私は,こんな神父がこの世にいるということを,仙台の中で実感しました。文句なしに,生きていること自体が宣教でした。二戸市も岩手県も県民栄誉賞とか農業推薦賞とかいろんな勲章をあげようとしましたが,決して受けませんでした。しかし,二戸市で彼を知らない人は誰もいません。古い二戸の民家の写真を撮っていて,50年前の岩手県の民家がそこにはきれいに写されております。立派な芸術家だということも証明されております。50年前の日本がそこには生き生きと写されております。日本という国を愛した一人の宣教師の姿が,そこには見えるような気がします。
私は現代日本の教会で,こうして徹底して生きている宣教師,司祭がいなくなったということに,教会が伸び悩んでいる理由があるのではないかという気がしてなりません。そして,それは自分自身に対しての,恥ずかしい想いでもあります。

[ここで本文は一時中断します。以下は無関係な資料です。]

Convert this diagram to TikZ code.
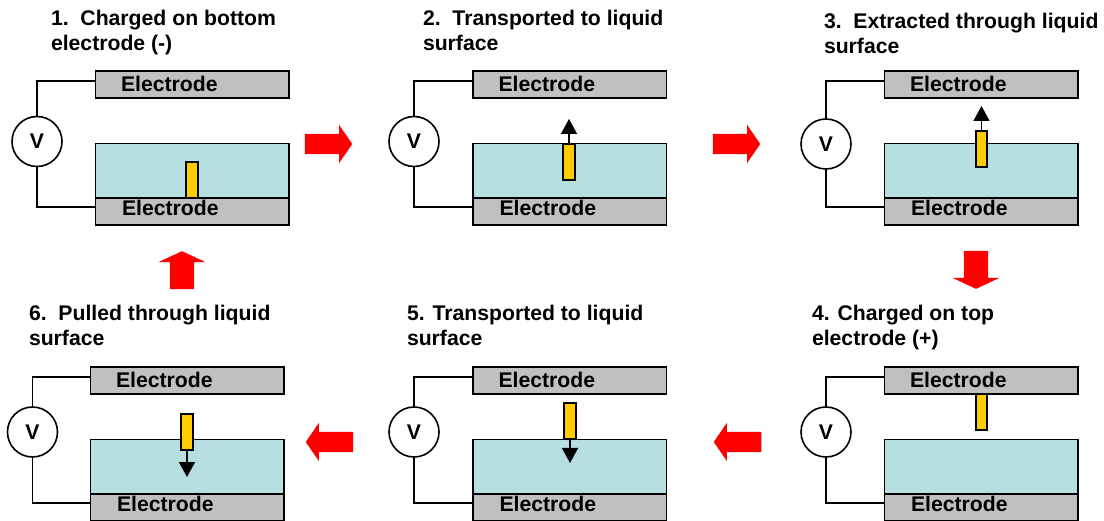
\documentclass[tikz,border=0pt]{standalone}
\usepackage{fontspec}
\setmainfont{Liberation Sans}
\usetikzlibrary{arrows.meta,shapes.arrows}
\definecolor{liquid}{HTML}{B7DFE1}
\definecolor{metal}{HTML}{C0C0C0}
\definecolor{capsule}{HTML}{FFCC00}
\tikzset{
  x=1pt,y=-1pt,
  every node/.style={inner sep=0pt,outer sep=0pt},
  lbl/.style={font=\bfseries\fontsize{21.2}{25}\selectfont},
  titletext/.style={lbl,anchor=north west,align=left},
  boxbase/.style={draw=black,line width=1.7pt,anchor=north west,minimum width=193.5pt},
  electrode/.style={boxbase,fill=metal,minimum height=27pt},
  fluid/.style={boxbase,fill=liquid,minimum height=54.5pt},
  capbar/.style={draw=black,line width=1.7pt,fill=capsule,anchor=north,minimum width=11.5pt,minimum height=36pt},
  wire/.style={draw=black,line width=1.5pt},
  volt/.style={circle,draw=black,fill=white,line width=1.6pt,minimum size=50pt,font=\bfseries\fontsize{21.2}{25}\selectfont},
  motion/.style={draw=black,line width=1.5pt,-{Triangle[width=16pt,length=15pt]}},
  flowh/.style={single arrow,fill=red,minimum height=47.5pt,minimum width=38pt,inner sep=10pt,
    single arrow head extend=9pt,single arrow tip angle=111},
  flowv/.style={single arrow,fill=red,minimum height=38pt,minimum width=47pt,inner sep=12pt,
    single arrow head extend=11.5pt,single arrow tip angle=130}
}
% name, dx, dy, voltmeter x, voltmeter y, capsule centre x, capsule top y
\newcommand{\cellpanel}[7]{%
  \node[electrode] (#1top) at (#2,#3+71) {};
  \node[fluid] (#1liq) at (#2,#3+143.5) {};
  \node[electrode] (#1bot) at (#2,#3+198) {};
  \node[lbl,anchor=base west] (#1tl) at (#2+25.5,#3+91.5) {Electrode};
  \node[lbl,anchor=base west] (#1bl) at (#2+26.5,#3+215.5) {Electrode};
  \node[volt] (#1v) at (#4,#5) {V};
  \draw[wire] (#1v.north) |- ([yshift=3.5pt]#1top.west);
  \draw[wire] (#1v.south) |- ([yshift=4.5pt]#1bot.west);
  \node[capbar] (#1cap) at (#6,#7) {};
}
\begin{document}
\begin{tikzpicture}
\useasboundingbox (0,0) rectangle (1104,521);
\cellpanel{a}{95.5}{0}{37}{141.5}{192}{162}
\cellpanel{b}{473}{0}{414}{141.5}{569}{144}
\cellpanel{c}{884.5}{0}{826}{144}{981.5}{131}
\cellpanel{d}{884.5}{296}{826}{432}{981.5}{394}
\cellpanel{e}{473}{296}{414}{432}{570}{403}
\cellpanel{f}{90.5}{296}{32.5}{432}{187}{414}
\coordinate (bt) at (569,119);
\coordinate (ct) at (981.5,106);
\coordinate (et) at (570,463);
\coordinate (ft) at (187,477);
\draw[motion] (bcap.north) -- (bt);
\draw[motion] (ccap.north) -- (ct);
\draw[motion] (ecap.south) -- (et);
\draw[motion] (fcap.south) -- (ft);
\node[titletext] (t1) at (51,10) {1.\ \ Charged on bottom\\electrode (-)};
\node[titletext] (t2) at (423,10) {2.\ \ Transported to liquid\\surface};
\node[titletext] (t3) at (824,13) {3.\ \ Extracted through liquid\\surface};
\node[titletext] (t4) at (812,305) {4. Charged on top\\electrode (+)};
\node[titletext] (t5) at (407,305) {5. Transported to liquid\\surface};
\node[titletext] (t6) at (29,305) {6.\ \ Pulled through liquid\\surface};
\node[flowh] (f1) at (325,144) {};
\node[flowh] (f2) at (733,144) {};
\node[flowv,shape border rotate=270] (f3) at (976,267) {};
\node[flowh,shape border rotate=180] (f4) at (741,442) {};
\node[flowh,shape border rotate=180] (f5) at (333,442) {};
\node[flowv,shape border rotate=90] (f6) at (182,273) {};
\end{tikzpicture}
\end{document}
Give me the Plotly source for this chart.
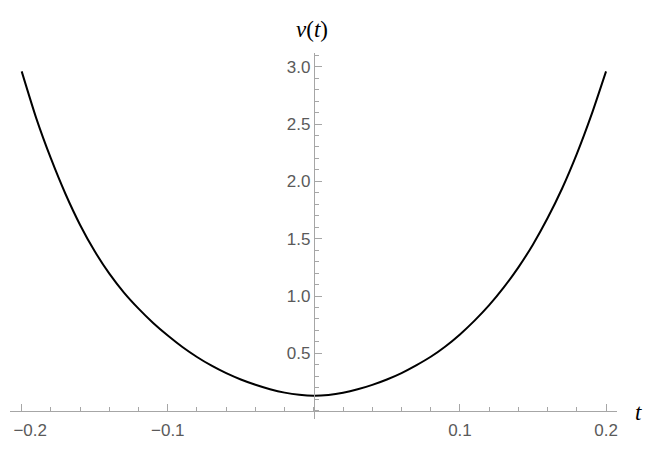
import plotly.graph_objects as go

# curve
t_vals = [-0.2, -0.19, -0.18, -0.17, -0.16, -0.15, -0.14, -0.13, -0.12, -0.11,
          -0.10, -0.09, -0.08, -0.07, -0.06, -0.05, -0.04, -0.03, -0.02, -0.01,
          0.0,
          0.01, 0.02, 0.03, 0.04, 0.05, 0.06, 0.07, 0.08, 0.09, 0.10,
          0.11, 0.12, 0.13, 0.14, 0.15, 0.16, 0.17, 0.18, 0.19, 0.2]
v_vals = [2.96, 2.55, 2.20, 1.89, 1.62, 1.39, 1.195, 1.03, 0.89, 0.765,
          0.655, 0.555, 0.468, 0.392, 0.327, 0.272, 0.226, 0.187, 0.157, 0.138,
          0.13,
          0.137, 0.156, 0.186, 0.225, 0.272, 0.328, 0.395, 0.47, 0.56, 0.665,
          0.785, 0.92, 1.075, 1.25, 1.45, 1.68, 1.94, 2.24, 2.58, 2.96]

x_ticks = [-0.2, -0.1, 0.1, 0.2]
# em space in front of the first label keeps it inside the page edge
x_tick_text = ["\u2003\u22120.2", "\u22120.1", "0.1", "0.2"]
y_ticks = [0.5, 1.0, 1.5, 2.0, 2.5, 3.0]
y_tick_text = ["0.5", "1.0", "1.5", "2.0", "2.5", "3.0"]

x_range = [-0.208, 0.2075]
y_range = [-0.073, 3.12]

axis_col = "#a6a6a6"
label_col = "#5a5a5a"

fig = go.Figure(
    go.Scatter(
        x=t_vals, y=v_vals, mode="lines",
        line=dict(color="black", width=2, shape="spline", smoothing=0.6),
        showlegend=False, hoverinfo="skip",
    )
)

# page body has an 8px default margin, so the figure is shrunk by that much
fig.update_layout(
    width=656, height=449,
    margin=dict(l=2, r=47, t=45, b=38),
    plot_bgcolor="white", paper_bgcolor="white",
    font=dict(family="Liberation Sans, Arial, sans-serif", size=17, color=label_col),
    xaxis=dict(
        range=x_range, showgrid=False, zeroline=False, automargin=False,
        showline=True, linecolor=axis_col, linewidth=1,
        anchor="free", position=(0 - y_range[0]) / (y_range[1] - y_range[0]),
        tickmode="array", tickvals=x_ticks, ticktext=x_tick_text,
        ticks="inside", ticklen=7, tickcolor=axis_col, tickwidth=1,
        ticklabelstandoff=4, ticklabeloverflow="allow",
        minor=dict(tickmode="linear", tick0=0, dtick=0.02, ticks="inside",
                   ticklen=4, tickcolor=axis_col, tickwidth=1, showgrid=False),
    ),
    yaxis=dict(
        range=y_range, showgrid=False, zeroline=False, automargin=False,
        showline=True, linecolor=axis_col, linewidth=1,
        anchor="free", position=(0 - x_range[0]) / (x_range[1] - x_range[0]),
        tickmode="array", tickvals=y_ticks, ticktext=y_tick_text,
        ticks="inside", ticklen=7, tickcolor=axis_col, tickwidth=1,
        ticklabeloverflow="allow",
        minor=dict(tickmode="linear", tick0=0, dtick=0.1, ticks="inside",
                   ticklen=4, tickcolor=axis_col, tickwidth=1, showgrid=False),
    ),
)

# axis labels in Mathematica's TraditionalForm style
fig.add_annotation(
    text="<i>v</i>(<i>t</i>)", xref="paper", yref="paper", x=0.4975, y=1.063,
    xanchor="center", yanchor="middle",
    showarrow=False, font=dict(family="Liberation Serif, Times New Roman, serif",
                               size=23, color="black"),
)
fig.add_annotation(
    text="<i>t</i>", xref="paper", yref="y", x=1.036, y=-0.02,
    xanchor="center", yanchor="middle",
    showarrow=False, font=dict(family="Liberation Serif, Times New Roman, serif",
                               size=23, color="black"),
)

fig.write_html("out.html")
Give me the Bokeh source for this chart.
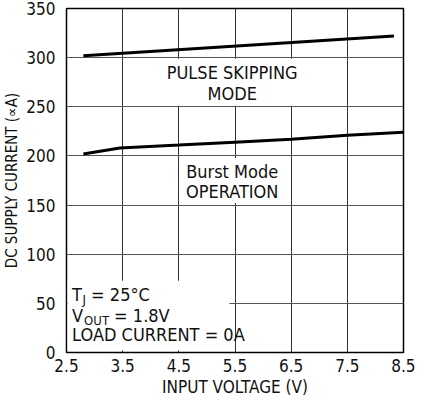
from bokeh.plotting import figure
from bokeh.models import FixedTicker, Label, BoxAnnotation
from bokeh.embed import file_html
from bokeh.resources import INLINE

# data
vin_psm = [2.8, 8.33]
i_psm = [302, 322]
vin_burst = [2.8, 3.45, 4.5, 5.5, 6.5, 7.5, 8.5]
i_burst = [202, 208, 211, 214, 217, 221, 224]

x_ticks = [2.5, 3.5, 4.5, 5.5, 6.5, 7.5, 8.5]
y_ticks = [0, 50, 100, 150, 200, 250, 300, 350]

FONT = "DejaVu Sans Condensed"

p = figure(width=415, height=400, x_range=(2.5, 8.5), y_range=(0, 350),
           output_backend="svg", toolbar_location=None,
           min_border_left=64, min_border_right=12, min_border_top=8, min_border_bottom=48)

p.outline_line_color = "black"
p.outline_line_width = 1.5

for ax in (p.xaxis[0], p.yaxis[0]):
    ax.major_tick_line_color = None
    ax.minor_tick_line_color = None
    ax.major_tick_out = 0
    ax.major_tick_in = 0
    ax.minor_tick_out = 0
    ax.minor_tick_in = 0
    ax.axis_line_color = None
    ax.major_label_text_font = FONT
    ax.major_label_text_font_size = "17px"
    ax.major_label_text_color = "#111111"
    ax.axis_label_text_font = FONT
    ax.axis_label_text_font_size = "17px"
    ax.axis_label_text_font_style = "normal"
    ax.axis_label_text_color = "#111111"

p.xaxis.ticker = FixedTicker(ticks=x_ticks)
p.yaxis.ticker = FixedTicker(ticks=y_ticks)
p.xaxis.axis_label = "INPUT VOLTAGE (V)"
p.yaxis.axis_label = "DC SUPPLY CURRENT (\u221dA)"
p.yaxis.axis_label_text_font_size = "15px"
p.xaxis.major_label_standoff = 6
p.yaxis.major_label_standoff = 11
p.xaxis.axis_label_standoff = 2
p.yaxis.axis_label_standoff = 2

p.xgrid.grid_line_color = "#333333"
p.ygrid.grid_line_color = "#555555"
p.xgrid.grid_line_width = 1
p.ygrid.grid_line_width = 1.2

# white boxes behind annotation texts
p.add_layout(BoxAnnotation(left=3.55, right=7.45, bottom=251, top=299,
                           fill_color="white", fill_alpha=1, line_color=None, level="underlay"))
p.add_layout(BoxAnnotation(left=4.55, right=6.45, bottom=152, top=198,
                           fill_color="white", fill_alpha=1, line_color=None, level="underlay"))
p.add_layout(BoxAnnotation(left=2.52, right=5.4, bottom=2, top=73,
                           fill_color="white", fill_alpha=1, line_color=None, level="underlay"))

p.line(vin_psm, i_psm, line_width=3, color="black")
p.line(vin_burst, i_burst, line_width=3, color="black")

def lab(x, y, text, size="18px", align="center", x_offset=0, y_offset=0):
    p.add_layout(Label(x=x, y=y, text=text, text_font=FONT, text_font_size=size,
                       text_align=align, text_baseline="middle", text_color="#111111",
                       x_offset=x_offset, y_offset=y_offset))

lab(5.45, 285, "PULSE SKIPPING")
lab(5.45, 264, "MODE")
lab(5.45, 184, "Burst Mode")
lab(5.45, 164, "OPERATION")

x0 = 2.6
lab(x0, 59, "T", align="left")
lab(x0, 59, "J", size="13px", align="left", x_offset=10.5, y_offset=-5)
lab(x0, 59, "= 25\u00b0C", align="left", x_offset=19)
lab(x0, 38, "V", align="left")
lab(x0, 38, "OUT", size="13px", align="left", x_offset=12, y_offset=-5)
lab(x0, 38, "= 1.8V", align="left", x_offset=42)
lab(x0, 18, "LOAD CURRENT = 0A", align="left")

open("out.html", "w").write(file_html(p, INLINE))
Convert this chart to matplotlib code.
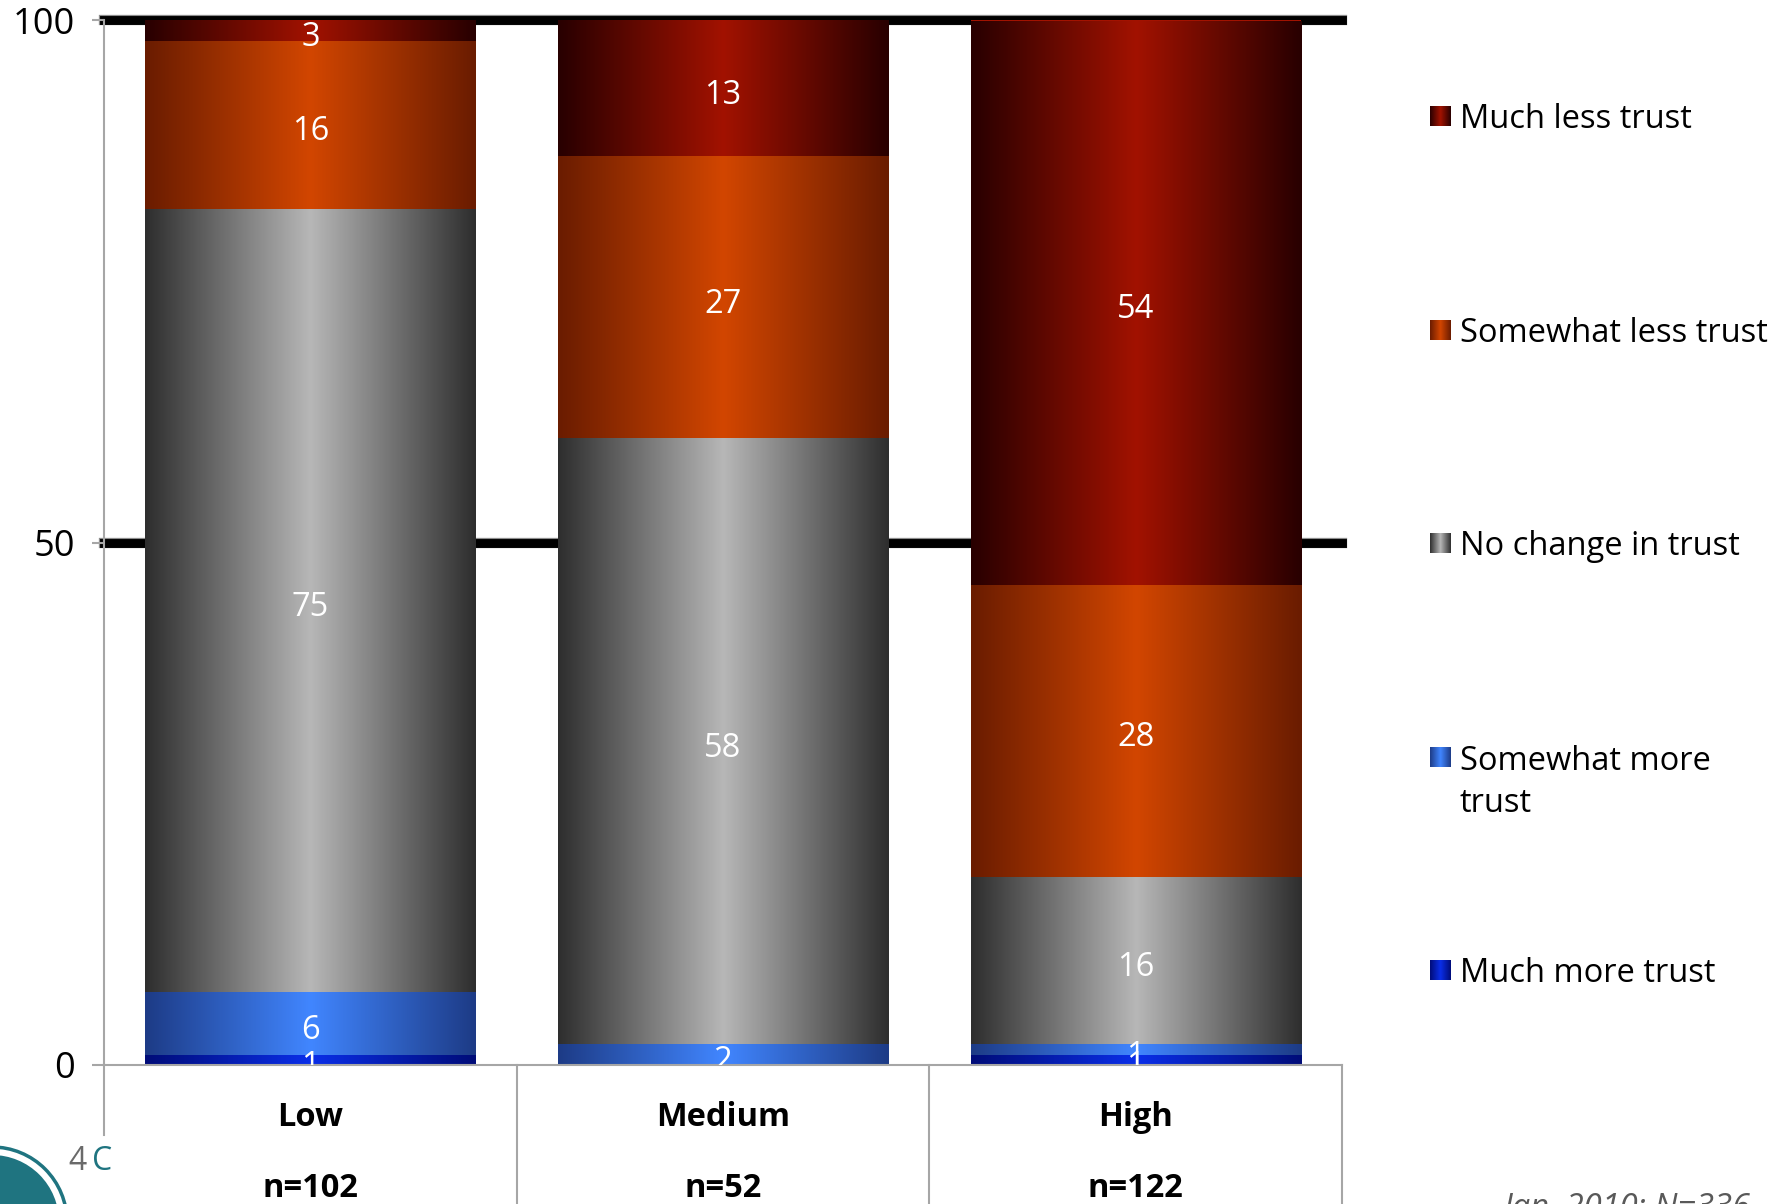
import numpy as np
import matplotlib.pyplot as plt
from matplotlib.colors import LinearSegmentedColormap
from matplotlib.patches import Circle

plt.rcParams['font.family'] = ['Open Sans', 'DejaVu Sans']

categories = ['Low', 'Medium', 'High']
sample_sizes = ['n=102', 'n=52', 'n=122']
series = ['Much more trust', 'Somewhat more trust', 'No change in trust',
          'Somewhat less trust', 'Much less trust']
legend_labels = ['Much more trust', 'Somewhat more\ntrust', 'No change in trust',
                 'Somewhat less trust', 'Much less trust']
much_more = [1, 0, 1]
somewhat_more = [6, 2, 1]
no_change = [75, 58, 16]
somewhat_less = [16, 27, 28]
much_less = [3, 13, 54]
values = [much_more, somewhat_more, no_change, somewhat_less, much_less]

edge_colors = ['#000c78', '#1d3b86', '#2e2e2e', '#6a1c00', '#280000']
mid_colors = ['#0a2ee8', '#4186ff', '#b7b7b7', '#d24600', '#a21200']

W, H = 1786, 1204
fig = plt.figure(figsize=(W / 100, H / 100), dpi=100)
ax = fig.add_axes([104 / W, 139 / H, 1238 / W, 1044.5 / H])

grad = np.linspace(0, 1, 256)[None, :]
x = np.arange(len(categories))
bottom = np.zeros(len(categories))

for i, name in enumerate(series):
    vals = np.array(values[i], dtype=float)
    cmap = LinearSegmentedColormap.from_list(name, [edge_colors[i], mid_colors[i], edge_colors[i]])
    bars = ax.bar(x, vals, 0.8, bottom=bottom, color=mid_colors[i], linewidth=0, zorder=2)
    for j, p in enumerate(bars.patches):
        if vals[j] <= 0:
            continue
        top = min(bottom[j] + vals[j], 100)
        im = ax.imshow(grad, cmap=cmap, aspect='auto', zorder=2.5,
                       extent=[p.get_x(), p.get_x() + p.get_width(), p.get_y(), top])
        im.set_clip_path(p)
        ax.annotate(f'{int(vals[j])}', (x[j], (bottom[j] + top) / 2),
                    xytext=(0, -5), textcoords='offset points', color='white',
                    ha='center', va='center', fontsize=23.5, zorder=4,
                    annotation_clip=False, clip_on=True)
    bottom += vals

# thick gridlines, drawn behind the bars
for yv in [50, 100]:
    ax.axhline(yv, color='#8c8c8c', lw=7.4, zorder=0.9, clip_on=False)
    ax.axhline(yv, color='black', lw=6.4, zorder=1, clip_on=False)

ax.set_xlim(-0.5, 2.5)
ax.set_ylim(0, 100)
ax.set_yticks([0, 50, 100])
ax.set_xticks([])
for s in ['top', 'right']:
    ax.spines[s].set_visible(False)
for s in ['left', 'bottom']:
    ax.spines[s].set_color('#a6a6a6')
    ax.spines[s].set_linewidth(1.5)
ax.tick_params(axis='y', length=9, width=1.5, color='#a6a6a6', labelsize=26, pad=12)

# category separators and labels
xt = ax.get_xaxis_transform()
for k, b in enumerate(np.arange(-0.5, len(categories))):
    depth = -0.067 if k == 0 else -0.15
    ax.plot([b, b], [0, depth], transform=xt, color='#a6a6a6', lw=1.5, clip_on=False)
for i, cat in enumerate(categories):
    ax.text(i, -0.05, cat, transform=xt, ha='center', va='center',
            fontsize=23.5, fontweight='bold')
    ax.text(i, -0.118, sample_sizes[i], transform=xt, ha='center', va='center',
            fontsize=23.5, fontweight='bold')

# legend drawn by hand so the keys keep the gradient
leg_y = [970, 757, 543, 330, 116]
for i, name in enumerate(series):
    cmap = LinearSegmentedColormap.from_list(name + 'k', [edge_colors[i], mid_colors[i], edge_colors[i]])
    yc = leg_y[i]
    kax = fig.add_axes([1430 / W, (H - yc - 10) / H, 21 / W, 20 / H])
    kax.imshow(grad, cmap=cmap, aspect='auto')
    kax.axis('off')
    for k, line in enumerate(legend_labels[i].split('\n')):
        fig.text(1460 / W, (H - yc - 4 - k * 43) / H, line, va='center', ha='left', fontsize=23.5)

# footnote, cut by the lower edge
fig.text(1503 / W, -13 / H, 'Jan. 2010; N=336', fontsize=23.5, style='italic',
         color='#595959', va='baseline')

# logo in the corner
fig.patches.append(Circle((-8, H - 1222), 75, transform=None, facecolor='none',
                          edgecolor='#1f7480', lw=2.5))
fig.patches.append(Circle((-8, H - 1222), 67, transform=None, facecolor='#1f7480',
                          edgecolor='none'))
fig.text(68 / W, (H - 1162) / H, '4', fontsize=23, color='#6a6a6a', va='center')
fig.text(92 / W, (H - 1162) / H, 'C', fontsize=23, color='#1f7480', va='center')

fig.savefig('out.png', dpi=100)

「キリストの愛が私達を駆り立てます。」と聖パウロは叫んでいます。それは私達のために,あの方が死んで下さったからです。無一物で全部を捧げてくださった方が彼です。私達はこういう信仰をどんなに軽く見ていることでしょう。都合のいいときだけの教会,何かがあればさっと逃げていく,そんな人の集まりである限り教会が発展するはずがありません。司祭であり宣教師であることはやさしいことです。来ればいいと考えているのだったらとてもやさしいことです。でも命を懸けてでも自分の生き方を貫くというのは,大変なことです。これを成し遂げて行った人がいるということが,私には大きな大きな示唆であり慰めでした。
シュトルーム神父さんの生き方を見た時,私は本当に恥ずかしくてなりませんでした。説教や話より,彼は農業で苦労して働く人たちと一緒にいました。自分の労働の実りを人々に配りました。日曜日のミサの後は,みんなで,彼が作った野菜とチーズとパンとを食べました。日曜日のミサの後は,手作りの料理の家庭の集会でした。そして,毎日は徹底した祈りと黙想に彩られておりました。洗礼を授けた数はそんなに少なくありません。しかも授けた人の大半は精神的に病んだ人,あるいは死に行く人たちでした。しかし,二戸市の中に,岩手県の人々の中にシュトルーム神父さんの思い出は生き生きと生きています。その思い出は,必ずどこかで実りを結ぶと私は信じて疑いません。
今日サレジオの若い学生が来ています。若い人たちにも同じことを私は呼びかけてみたいと思います。「あなたの人生は,あなたが教会に来ている意味は?」「一時の気休め,又は遊び?」今日の出来事を通して自分の人生をしっかりと見つめるいいよすがになってほしい。